Welcome to the fourth of this year’s pre-Budget thoughts from Andrew Hubbard, National Tax Policy Director.

Employers bear one of the largest burdens in the UK tax system. Not only do they collect vast amounts of PAYE on behalf of the government they also have to pay NIC on the wages and salaries they pay to their staff. Not for nothing do many employers regard NIC as little more than a tax on jobs.

The government often sees employment taxes as a good source of additional revenue. Partly this is the effect of scale – relatively small increases bring in lots of money because they apply to so many people – but also because employment taxes have a low political profile – the man or woman in the street probably has very little idea of the tax burden on employers and is therefore unlikely to be concerned about the cost of additional measures.

So, what should employers look out for on 24 March? *

National Insurance
National insurance rates have been creeping up alarmingly over the last few years and we will be watching out for any other increases. Announcements about NIC rates have hardly been a model of clarity in recent years: the announcement of a ½% rise in the PBR was in fact a further ½% rise over and above what had already been announced! So listen carefully for what he may or may not say about NIC. Further increases cannot be ruled out.
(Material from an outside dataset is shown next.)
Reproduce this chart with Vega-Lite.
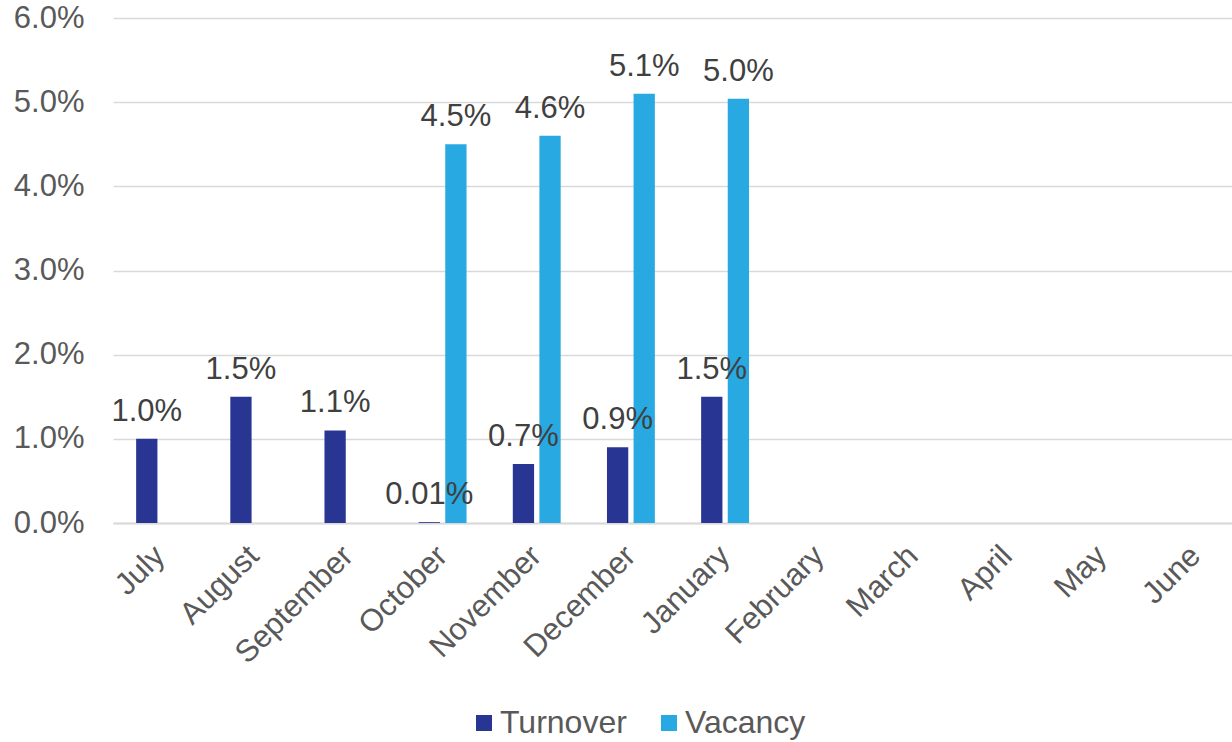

The PAYE system is creaking. It was designed for a different era, where people tended to have one full time job for life, and strains to cope with the much more fragmented employment patterns which today’s workforce are likely to face. The recent problems of incorrect notices of coding have thrown the PAYE system into sharp focus. There is a lot of thinking going on at the moment – in government and beyond – about the future of PAYE. Don’t expect it to be abolished on 6 April! – but we may get some hints about the long-term direction of travel. Taxing some or all benefits in kind through the payroll is something which is under active consideration and there may well be some news on this.

Flexible benefits
Should employees be allowed to chose the way that their reward package is made up – taking lower salary in exchange for more holiday or child care vouchers for example? For most employers and employees the answer is yes. Tax efficiency is often one of the factors in designing flexible benefits arrangements and HMRC are increasingly concerned that too much tax is being lost as a result of such schemes. But equally other parts of government are very keen to stress the advantages of flexible benefits – just remember the furore over the planned withdrawal of childcare vouchers.

Employers are caught in the middle of all of this and are finding it increasingly difficult to design attractive employment packages with any degree of certainty over the tax consequences.

This does really need sorting out once and for all and I am hoping that we will get something in the Budget – a consultation document would be a useful way of taking the debate forward.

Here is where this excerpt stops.